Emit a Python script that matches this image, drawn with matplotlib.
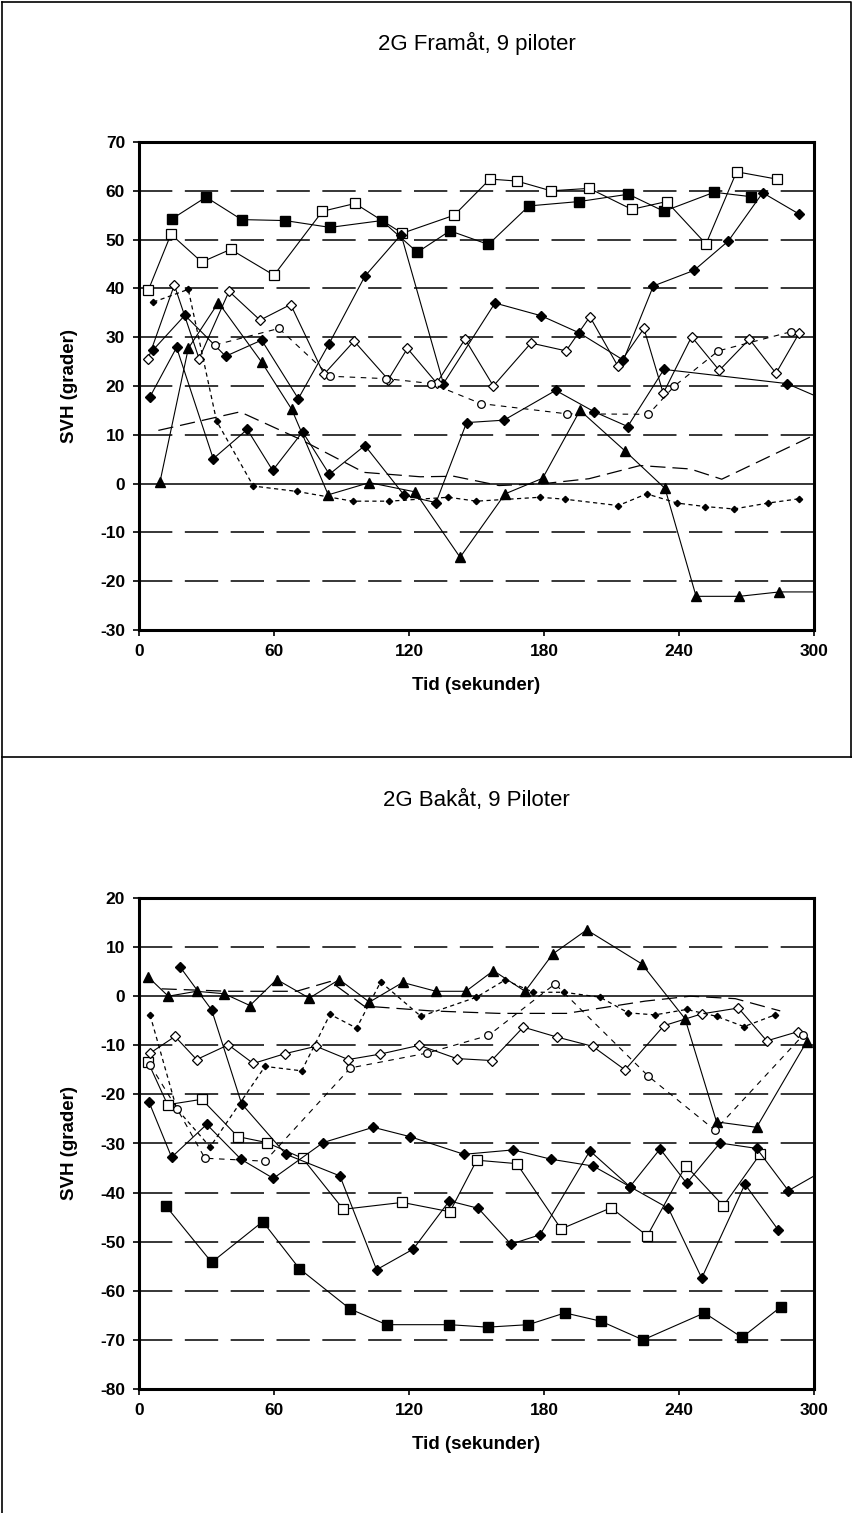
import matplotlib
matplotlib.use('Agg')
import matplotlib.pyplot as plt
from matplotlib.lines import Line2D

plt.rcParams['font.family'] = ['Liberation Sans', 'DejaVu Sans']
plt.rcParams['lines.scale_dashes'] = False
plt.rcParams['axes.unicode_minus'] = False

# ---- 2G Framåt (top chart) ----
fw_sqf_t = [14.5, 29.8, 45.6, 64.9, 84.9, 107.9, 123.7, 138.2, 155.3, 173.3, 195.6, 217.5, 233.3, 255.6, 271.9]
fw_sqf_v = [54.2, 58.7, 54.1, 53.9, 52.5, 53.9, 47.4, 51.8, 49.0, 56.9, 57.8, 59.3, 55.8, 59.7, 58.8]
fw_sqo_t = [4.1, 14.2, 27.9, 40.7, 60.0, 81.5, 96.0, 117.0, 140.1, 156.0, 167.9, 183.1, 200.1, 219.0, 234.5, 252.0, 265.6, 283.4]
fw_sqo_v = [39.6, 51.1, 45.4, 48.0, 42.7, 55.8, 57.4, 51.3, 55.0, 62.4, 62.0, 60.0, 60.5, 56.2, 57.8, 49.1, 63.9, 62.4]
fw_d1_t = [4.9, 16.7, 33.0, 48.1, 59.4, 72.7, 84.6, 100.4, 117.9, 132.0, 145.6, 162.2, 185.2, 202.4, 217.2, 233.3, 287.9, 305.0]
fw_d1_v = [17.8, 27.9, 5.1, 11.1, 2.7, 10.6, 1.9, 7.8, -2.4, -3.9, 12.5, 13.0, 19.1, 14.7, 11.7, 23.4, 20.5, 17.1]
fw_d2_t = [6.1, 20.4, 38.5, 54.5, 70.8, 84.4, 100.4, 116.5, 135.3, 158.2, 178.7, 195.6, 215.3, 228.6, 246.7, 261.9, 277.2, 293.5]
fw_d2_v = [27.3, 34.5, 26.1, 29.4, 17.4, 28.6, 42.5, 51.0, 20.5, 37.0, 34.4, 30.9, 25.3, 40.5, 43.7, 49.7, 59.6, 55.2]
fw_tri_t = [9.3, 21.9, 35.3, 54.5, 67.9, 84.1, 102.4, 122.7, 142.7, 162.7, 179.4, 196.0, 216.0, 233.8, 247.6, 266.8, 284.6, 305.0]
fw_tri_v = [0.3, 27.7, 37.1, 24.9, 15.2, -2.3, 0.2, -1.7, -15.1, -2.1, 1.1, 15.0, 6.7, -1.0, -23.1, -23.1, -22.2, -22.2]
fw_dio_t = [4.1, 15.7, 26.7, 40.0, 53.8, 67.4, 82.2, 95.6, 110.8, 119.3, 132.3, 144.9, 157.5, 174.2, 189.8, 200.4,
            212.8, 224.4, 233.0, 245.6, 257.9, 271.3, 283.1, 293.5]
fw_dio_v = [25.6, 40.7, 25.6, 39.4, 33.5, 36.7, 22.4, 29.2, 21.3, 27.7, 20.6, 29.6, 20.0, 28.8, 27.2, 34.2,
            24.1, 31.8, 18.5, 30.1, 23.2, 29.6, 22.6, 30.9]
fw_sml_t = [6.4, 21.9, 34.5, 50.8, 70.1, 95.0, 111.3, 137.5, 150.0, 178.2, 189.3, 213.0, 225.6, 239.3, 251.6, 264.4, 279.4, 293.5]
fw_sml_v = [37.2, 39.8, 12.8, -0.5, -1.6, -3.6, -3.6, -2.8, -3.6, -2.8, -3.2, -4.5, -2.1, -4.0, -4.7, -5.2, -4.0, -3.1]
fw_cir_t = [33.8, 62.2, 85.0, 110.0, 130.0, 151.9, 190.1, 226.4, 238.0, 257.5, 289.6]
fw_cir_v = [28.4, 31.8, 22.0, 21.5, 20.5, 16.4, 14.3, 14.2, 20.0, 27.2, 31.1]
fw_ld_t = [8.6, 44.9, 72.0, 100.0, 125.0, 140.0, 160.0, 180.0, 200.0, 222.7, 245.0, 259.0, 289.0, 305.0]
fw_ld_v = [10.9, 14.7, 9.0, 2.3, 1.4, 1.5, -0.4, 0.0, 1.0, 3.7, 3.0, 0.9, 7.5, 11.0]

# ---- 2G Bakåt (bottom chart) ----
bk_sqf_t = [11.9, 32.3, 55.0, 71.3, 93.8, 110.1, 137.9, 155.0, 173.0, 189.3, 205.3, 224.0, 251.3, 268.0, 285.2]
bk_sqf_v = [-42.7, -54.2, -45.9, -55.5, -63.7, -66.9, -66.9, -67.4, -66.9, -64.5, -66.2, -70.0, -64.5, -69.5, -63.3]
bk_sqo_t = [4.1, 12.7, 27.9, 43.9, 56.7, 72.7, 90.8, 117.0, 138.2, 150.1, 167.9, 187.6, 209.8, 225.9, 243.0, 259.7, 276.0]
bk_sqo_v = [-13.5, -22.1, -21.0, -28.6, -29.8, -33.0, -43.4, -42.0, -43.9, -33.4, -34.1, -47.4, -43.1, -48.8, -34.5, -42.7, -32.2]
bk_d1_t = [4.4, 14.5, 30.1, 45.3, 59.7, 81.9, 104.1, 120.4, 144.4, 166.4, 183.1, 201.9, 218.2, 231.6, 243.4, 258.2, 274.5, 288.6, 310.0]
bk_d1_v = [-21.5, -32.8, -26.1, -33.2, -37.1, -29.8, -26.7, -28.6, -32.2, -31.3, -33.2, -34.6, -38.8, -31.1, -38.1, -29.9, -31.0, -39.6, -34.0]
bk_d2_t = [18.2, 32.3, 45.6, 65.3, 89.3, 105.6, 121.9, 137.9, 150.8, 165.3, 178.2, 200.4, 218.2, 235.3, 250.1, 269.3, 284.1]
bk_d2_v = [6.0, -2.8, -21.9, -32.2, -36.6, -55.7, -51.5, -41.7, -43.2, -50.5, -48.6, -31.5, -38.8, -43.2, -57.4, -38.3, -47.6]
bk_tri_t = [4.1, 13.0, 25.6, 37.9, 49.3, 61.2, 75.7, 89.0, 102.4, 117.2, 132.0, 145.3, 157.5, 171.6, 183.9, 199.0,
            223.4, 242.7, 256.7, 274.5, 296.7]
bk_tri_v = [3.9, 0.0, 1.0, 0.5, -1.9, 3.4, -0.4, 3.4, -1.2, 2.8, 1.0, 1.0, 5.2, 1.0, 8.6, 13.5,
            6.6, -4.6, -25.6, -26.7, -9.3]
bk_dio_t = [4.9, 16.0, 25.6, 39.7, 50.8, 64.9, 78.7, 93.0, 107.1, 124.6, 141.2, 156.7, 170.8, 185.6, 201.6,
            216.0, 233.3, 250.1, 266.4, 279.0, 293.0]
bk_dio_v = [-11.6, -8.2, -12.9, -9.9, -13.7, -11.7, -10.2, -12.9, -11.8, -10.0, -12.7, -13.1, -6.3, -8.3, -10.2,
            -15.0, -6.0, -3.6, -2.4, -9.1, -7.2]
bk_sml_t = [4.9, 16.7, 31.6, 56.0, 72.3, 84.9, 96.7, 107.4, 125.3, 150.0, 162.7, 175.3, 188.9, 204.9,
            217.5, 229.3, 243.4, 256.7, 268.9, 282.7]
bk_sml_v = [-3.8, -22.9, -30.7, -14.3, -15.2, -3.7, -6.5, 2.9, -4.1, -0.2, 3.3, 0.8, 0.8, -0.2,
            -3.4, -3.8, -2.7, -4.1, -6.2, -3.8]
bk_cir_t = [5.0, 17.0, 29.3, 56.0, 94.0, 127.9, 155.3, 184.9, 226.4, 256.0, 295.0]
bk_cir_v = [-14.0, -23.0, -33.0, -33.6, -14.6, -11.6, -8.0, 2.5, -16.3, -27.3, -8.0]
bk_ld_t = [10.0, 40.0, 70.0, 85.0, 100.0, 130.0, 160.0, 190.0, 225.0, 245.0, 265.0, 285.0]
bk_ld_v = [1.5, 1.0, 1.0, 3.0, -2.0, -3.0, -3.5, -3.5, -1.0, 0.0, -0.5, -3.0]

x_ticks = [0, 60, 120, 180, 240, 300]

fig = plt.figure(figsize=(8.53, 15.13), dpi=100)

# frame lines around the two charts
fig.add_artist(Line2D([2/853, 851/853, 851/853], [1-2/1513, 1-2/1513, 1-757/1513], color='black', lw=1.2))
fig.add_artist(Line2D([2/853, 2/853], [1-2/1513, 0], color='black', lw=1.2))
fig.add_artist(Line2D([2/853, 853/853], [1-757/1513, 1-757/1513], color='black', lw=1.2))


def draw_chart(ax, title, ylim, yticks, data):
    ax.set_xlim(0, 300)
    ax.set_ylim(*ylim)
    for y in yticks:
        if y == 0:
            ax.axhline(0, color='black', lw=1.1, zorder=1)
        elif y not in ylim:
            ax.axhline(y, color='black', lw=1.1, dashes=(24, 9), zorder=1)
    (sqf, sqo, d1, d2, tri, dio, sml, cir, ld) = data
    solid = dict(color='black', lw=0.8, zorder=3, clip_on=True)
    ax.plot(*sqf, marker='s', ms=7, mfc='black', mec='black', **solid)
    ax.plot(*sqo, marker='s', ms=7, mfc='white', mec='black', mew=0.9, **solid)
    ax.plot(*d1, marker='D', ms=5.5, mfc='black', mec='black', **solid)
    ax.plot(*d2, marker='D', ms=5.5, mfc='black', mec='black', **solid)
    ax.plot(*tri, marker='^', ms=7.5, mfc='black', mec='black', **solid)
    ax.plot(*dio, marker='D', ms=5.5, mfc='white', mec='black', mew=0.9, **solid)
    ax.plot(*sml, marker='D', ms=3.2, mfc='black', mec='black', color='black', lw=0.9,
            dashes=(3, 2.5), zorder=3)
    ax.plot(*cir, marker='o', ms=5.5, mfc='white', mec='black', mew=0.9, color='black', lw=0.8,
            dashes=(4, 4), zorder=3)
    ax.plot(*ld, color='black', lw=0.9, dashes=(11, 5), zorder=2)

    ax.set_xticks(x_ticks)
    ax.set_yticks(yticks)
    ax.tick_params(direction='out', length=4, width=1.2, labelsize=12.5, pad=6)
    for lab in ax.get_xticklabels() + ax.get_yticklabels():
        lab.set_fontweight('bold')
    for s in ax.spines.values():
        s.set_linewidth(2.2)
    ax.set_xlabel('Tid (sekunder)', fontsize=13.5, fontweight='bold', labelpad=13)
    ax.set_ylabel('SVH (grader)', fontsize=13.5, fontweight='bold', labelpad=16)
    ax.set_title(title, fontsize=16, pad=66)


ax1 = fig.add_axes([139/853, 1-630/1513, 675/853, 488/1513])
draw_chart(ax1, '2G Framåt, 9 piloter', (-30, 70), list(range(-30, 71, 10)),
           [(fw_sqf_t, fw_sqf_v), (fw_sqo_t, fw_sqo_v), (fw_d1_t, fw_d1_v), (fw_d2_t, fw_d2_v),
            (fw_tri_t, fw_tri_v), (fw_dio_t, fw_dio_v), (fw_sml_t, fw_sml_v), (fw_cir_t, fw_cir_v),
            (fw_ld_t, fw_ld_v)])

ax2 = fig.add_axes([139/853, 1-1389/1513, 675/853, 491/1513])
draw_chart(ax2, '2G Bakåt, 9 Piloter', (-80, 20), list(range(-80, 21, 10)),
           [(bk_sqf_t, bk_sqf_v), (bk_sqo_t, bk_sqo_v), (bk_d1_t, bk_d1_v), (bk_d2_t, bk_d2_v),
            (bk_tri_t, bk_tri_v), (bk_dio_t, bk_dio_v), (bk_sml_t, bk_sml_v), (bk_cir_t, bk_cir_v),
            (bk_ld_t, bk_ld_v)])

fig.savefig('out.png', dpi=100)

**What this task involves:** Please take the lines from the beginning of the data above through the line holding "plt.rcParams['axes.unicode_minus'] = False" and transcribe them exactly, without any pictures.

**Response below:**
Emit a Python script that matches this image, drawn with matplotlib.
import matplotlib
matplotlib.use('Agg')
import matplotlib.pyplot as plt
from matplotlib.lines import Line2D

plt.rcParams['font.family'] = ['Liberation Sans', 'DejaVu Sans']
plt.rcParams['lines.scale_dashes'] = False
plt.rcParams['axes.unicode_minus'] = False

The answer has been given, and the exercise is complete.